Para a analista da Rand Corporation, a ONU precisa entender como acoplar as ideias e aspirações do chamado Sul Global. “Estamos vendo diversos atores como Brasil, Turquia e Índia emergindo e desempenhando um papel muito mais importante e isso precisa ser reforçado dentro da organização”.

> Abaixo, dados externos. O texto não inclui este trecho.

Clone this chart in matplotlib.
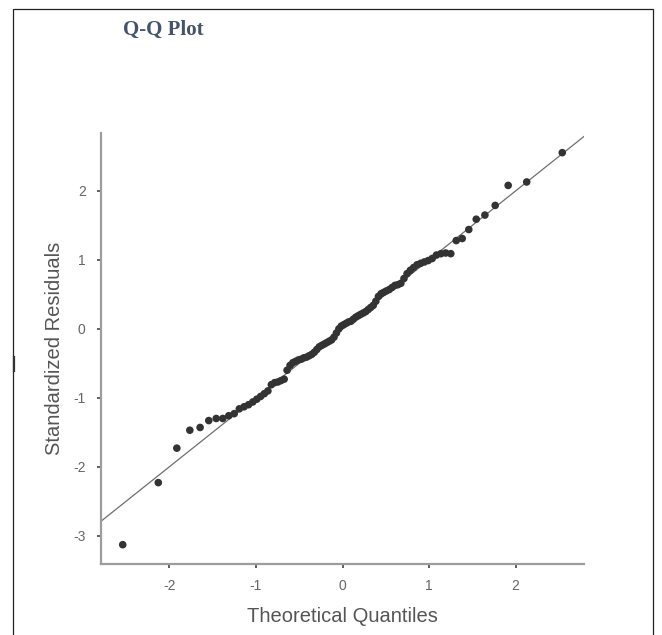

De acordo com professor de relações internacionais da FGV-SP, uma reforma da ONU poderia fazer com que a organização perdesse ainda mais relevância. “Lembremos do que aconteceu com a Liga das Nações, que foi criada no pós-Primeira Guerra e fracassou porque não refletia a realidade do poder internacional. Estamos em um período de transição hegemônica e o que a história nos diz, infelizmente, é que esses períodos têm grande instabilidade e de maior fechamento ao comércio, investimentos e nacionalismo”, aponta Vieira.
O especialista indica que seria necessária uma nova guerra mundial para que haja uma reforma ou a refundação da ONU. É um período turbulento, em que os incentivos para que os países formem novas organizações ou reformem as organizações que já existem são baixos”.